Algae can create a large amount of high quality bio-oils. But it is not currently economical to extract and refine algal oils for fuels. So more algae growers are turning to alternative uses for algae and algal oils -- besides fuels.
In March, Solazyme announced that it signed an R&D agreement with Unilever to develop oil derived from algae for use in soaps and other personal care products. The agreement follows the culmination of a yearlong collaboration between Solazyme and Unilever, in which Solazyme’s renewable algal oils were tested successfully in Unilever product formulations. Why it’s mighty: Unilever joins the algae race. Solazyme’s project not only adds a dimension – in this case soaps – to the co-product universe, it brings in an established global marketing player to an emerging field. It also might well confirm why Solazyme is felt by most to be gaining traction as fast as any company in the field. _Biofuelsdigest
This may seem silly to many advocates of biofuels, but rest assured that it is not in the least silly. In the real world of markets, products evolve in a vast market ecology along with thousands of other evolving products. As algal growers learn to grow algae more economically for cosmetics, nutraceuticals, foods and food additives, animal feeds, plastics, high value chemicals . . . and so on . . . and so on . . .

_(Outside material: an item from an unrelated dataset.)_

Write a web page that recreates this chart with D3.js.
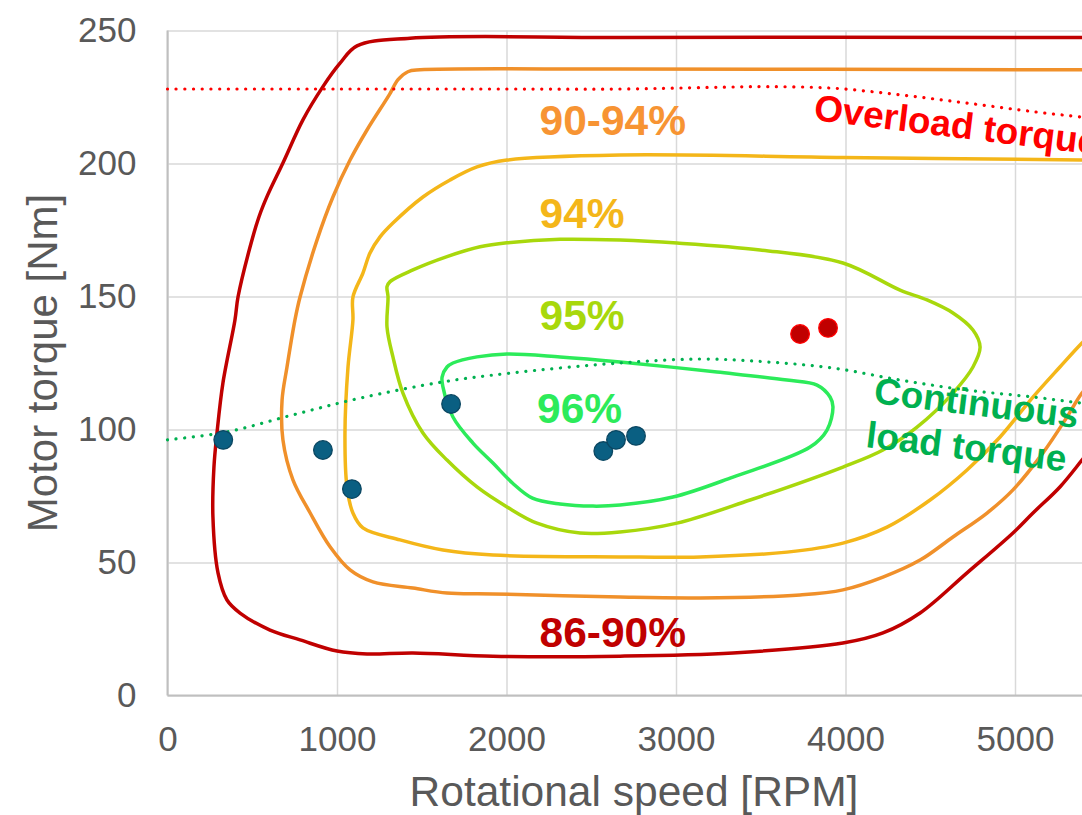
<!DOCTYPE html>
<html>
<head>
<meta charset="utf-8">
<script src="https://cdn.jsdelivr.net/npm/d3@7"></script>
<style>
  body { margin: 0; background: #fff; overflow: hidden; }
  svg { display: block; font-family: "Liberation Sans", Arial, sans-serif; }
</style>
</head>
<body>
<svg id="chart" width="1082" height="815"></svg>
<script>
// efficiency contours [rpm, Nm]
var contour86 = [[5500,247.4],[5395,247.4],[2670,247.4],[1431,247.1],[1118,244.2],[1018,237.7],[917,228.9],[799,216.4],
  [681,200.2],[590,188.0],[540,180.0],[487,168.6],[416,149.8],[398,141.2],[327,117.5],[292,98.7],[274,85.9],
  [268,67.1],[298,46.1],[351,35.9],[428,31.0],[605,24.6],[782,20.9],[1000,16.7],[1177,15.6],[1448,16.0],
  [1920,14.8],[2670,14.8],[3336,16.0],[3985,19.7],[4221,23.5],[4440,31.0],[4717,46.1],[4988,61.1],
  [5106,68.6],[5265,78.4],[5395,88.5],[5500,97]];
var contour90 = [[5500,235.2],[5395,235.2],[2670,235.5],[1490,235.2],[1418,234.5],[1360,231.5],[1310,226],
  [1177,212.6],[1077,201.3],[976,187.4],[882,171.2],[782,149.8],[752,141.2],[705,123.5],[676,111.1],
  [681,96.1],[740,81.1],[841,68.7],[959,55.9],[1077,47.2],[1212,42.7],[1448,40.4],[1649,38.5],[1920,38.2],
  [2670,37.0],[3142,36.7],[3732,37.8],[3985,39.7],[4221,44.5],[4440,50.9],[4634,59.6],[4835,68.6],
  [4988,77.3],[5165,91.2],[5307,104.7],[5395,113.7],[5500,121]];
var contour94 = [[5500,201.2],[5395,201.3],[3985,202.3],[2670,203.2],[2003,201.3],[1826,198.7],[1667,193.8],
  [1507,187.4],[1330,177.6],[1254,172.4],[1195,166.4],[1153,158.8],[1094,149.8],[1094,141.2],[1065,123.5],
  [1047,98.7],[1059,78.4],[1094,68.6],[1153,63.0],[1372,58.5],[1625,54.7],[1920,52.8],[2670,52.1],
  [3142,52.1],[3655,53.9],[3985,57.3],[4245,63.3],[4499,73.5],[4717,84.8],[4912,97.2],[5106,112.2],
  [5265,123.5],[5395,132.5],[5500,139]];
var contour95 = [[1295,153.7],[1301,149.9],[1295,138.5],[1330,127.3],[1389,113.7],[1507,98.7],[1649,88.5],
  [1826,78.4],[2003,70.9],[2180,64.8],[2434,61.1],[2670,61.5],[3006,64.8],[3437,73.5],[3985,85.9],
  [4221,92.3],[4422,100.9],[4634,113.7],[4752,123.5],[4794,131.0],[4752,137.4],[4634,143.8],[4481,148.7],
  [4322,152.4],[3985,162.6],[3496,167.5],[3006,170.1],[2670,171.2],[2316,171.5],[2003,170.2],[1844,168.7],
  [1649,165.0],[1448,160.0],[1313,155.6]];
var contour96 = [[1620,119.7],[1649,123.5],[1684,125.0],[1826,127.3],[2003,128.4],[2316,127.3],[2670,125.4],
  [3242,121.6],[3655,118.6],[3832,116.7],[3909,112.2],[3926,108.5],[3891,99.8],[3791,93.4],[3336,82.1],
  [2982,74.6],[2670,71.6],[2510,71.2],[2316,72.0],[2153,74.2],[2035,79.9],[1920,87.4],[1802,94.9],
  [1684,104.7],[1625,116.0]];

// torque limits
var overloadTorque = [[0,228],[1000,228],[2000,228],[2670,228],[3200,228.6],[3537,228.9],[3926,228.3],
  [4322,225.8],[4717,222.7],[5106,219.5],[5395,217.4],[5500,216.6]];
var continuousTorque = [[0,96.1],[351,99.1],[740,105.5],[1136,111.8],[1625,117.9],[2021,121.2],[2670,125.0],
  [3142,126.5],[3537,125.4],[3926,123.1],[4322,118.6],[4717,114.8],[5106,112.2],[5383,110.0],[5500,109.2]];

// operating points
var bluePoints = [[329,96.1],[917,92.3],[1088,77.6],[1673,109.6],[2571,91.9],[2646,96.1],[2764,97.6]];
var redPoints = [[3732,135.9],[3897,138.2]];

var xTicks = [0,1000,2000,3000,4000,5000];
var yTicks = [0,50,100,150,200,250];

var contourColors = ["#c00000","#f0902a","#f4b619","#a8d80c","#2ceb5a"];
var labelNames = ["86-90%","90-94%","94%","95%","96%"];
var labelColors = ["#c00000","#f79433","#f4b619","#a8d80c","#2ceb5a"];
var labelPos = [[2195,18.2],[2195,210.7],[2195,175.8],[2195,137.4],[2180,102.4]];

var svg = d3.select("#chart");

var x = d3.scaleLinear().domain([0,6000]).range([167.5, 167.5 + 6*169.5]);
var y = d3.scaleLinear().domain([0,250]).range([695.5, 30.5]);

// grid + tick labels
var gx = svg.append("g")
  .attr("transform","translate(0," + y(0) + ")")
  .call(d3.axisBottom(x).tickValues(xTicks).tickFormat(d3.format("d"))
    .tickSize(-(y(0)-y(250))).tickPadding(31));
var gy = svg.append("g")
  .attr("transform","translate(" + x(0) + ",0)")
  .call(d3.axisLeft(y).tickValues(yTicks).tickFormat(d3.format("d"))
    .tickSize(-(x(6000)-x(0))).tickPadding(31));

[gx, gy].forEach(function(g){
  g.select(".domain").remove();
  g.selectAll(".tick line").attr("stroke","#d9d9d9").attr("stroke-width",1.5);
  g.selectAll(".tick text").attr("fill","#595959").style("font-size","35px")
    .style("font-family",'"Liberation Sans", Arial, sans-serif');
});

// axis lines
svg.append("line").attr("x1",x(0)).attr("x2",x(6000)).attr("y1",y(0)).attr("y2",y(0))
  .attr("stroke","#bfbfbf").attr("stroke-width",2);
svg.append("line").attr("x1",x(0)).attr("x2",x(0)).attr("y1",y(0)).attr("y2",y(250))
  .attr("stroke","#bfbfbf").attr("stroke-width",2);

// axis titles
svg.append("text")
  .attr("x",634).attr("y",806)
  .attr("text-anchor","middle").attr("fill","#595959").style("font-size","42.5px")
  .text("Rotational speed [RPM]");
svg.append("text")
  .attr("transform","translate(57,363) rotate(-90)")
  .attr("text-anchor","middle").attr("fill","#595959").style("font-size","42px")
  .text("Motor torque [Nm]");

var openLine = d3.line().x(function(d){return x(d[0]);}).y(function(d){return y(d[1]);})
  .curve(d3.curveCatmullRom.alpha(0.5));
var closedLine = d3.line().x(function(d){return x(d[0]);}).y(function(d){return y(d[1]);})
  .curve(d3.curveCatmullRomClosed.alpha(0.5));

var contours = [contour86, contour90, contour94, contour95, contour96];
contours.forEach(function(c, i){
  svg.append("path")
    .attr("d", i < 3 ? openLine(c) : closedLine(c))
    .attr("fill","none")
    .attr("stroke",contourColors[i])
    .attr("stroke-width",3.5)
    .attr("stroke-linejoin","round");
});

// dotted limit lines
svg.append("path").attr("d",openLine(overloadTorque))
  .attr("fill","none").attr("stroke","#ff0000").attr("stroke-width",3.2)
  .attr("stroke-linecap","round").attr("stroke-dasharray","0.1 8.6");
svg.append("path").attr("d",openLine(continuousTorque))
  .attr("fill","none").attr("stroke","#00b050").attr("stroke-width",3.2)
  .attr("stroke-linecap","round").attr("stroke-dasharray","0.1 8.6");

// points
svg.selectAll("circle.blue").data(bluePoints).enter().append("circle")
  .attr("class","blue")
  .attr("cx",function(d){return x(d[0]);}).attr("cy",function(d){return y(d[1]);})
  .attr("r",9.3).attr("fill","#0a5f82").attr("stroke","#0b4762").attr("stroke-width",1.3);
svg.selectAll("circle.red").data(redPoints).enter().append("circle")
  .attr("class","red")
  .attr("cx",function(d){return x(d[0]);}).attr("cy",function(d){return y(d[1]);})
  .attr("r",9.3).attr("fill","#c00000").attr("stroke","#ff0000").attr("stroke-width",1.3);

// efficiency labels
svg.selectAll("text.eff").data(labelNames).enter().append("text")
  .attr("class","eff")
  .attr("x",function(d,i){return x(labelPos[i][0]);})
  .attr("y",function(d,i){return y(labelPos[i][1]);})
  .attr("fill",function(d,i){return labelColors[i];})
  .style("font-size","42.5px").style("font-weight","bold")
  .text(function(d){return d;});

// limit line labels
var limitLabels = ["Overload torque","Continuous","load torque"];
var limitPos = [[3808,216.4],[4162,110.0],[4115,93.4]];
var limitColors = ["#ff0000","#00b050","#00b050"];
svg.selectAll("text.lim").data(limitLabels).enter().append("text")
  .attr("class","lim")
  .attr("transform",function(d,i){
    return "translate(" + x(limitPos[i][0]) + "," + y(limitPos[i][1]) + ") rotate(7)";
  })
  .attr("fill",function(d,i){return limitColors[i];})
  .style("font-size","37px").style("font-weight","bold")
  .text(function(d){return d;});
</script>
</body>
</html>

Eventually, the algal industry will be able to produce algal oils cheaply enough to sell them as fuels. Give them ten years. In the meantime, there will be thousands of other uses for algae and algal products. Some of them will make a number of lucky people into mega-millionaires.

Of course, the first ones to sell algal oils economically as fuels will easily become billionaires, and eventually trillionaires?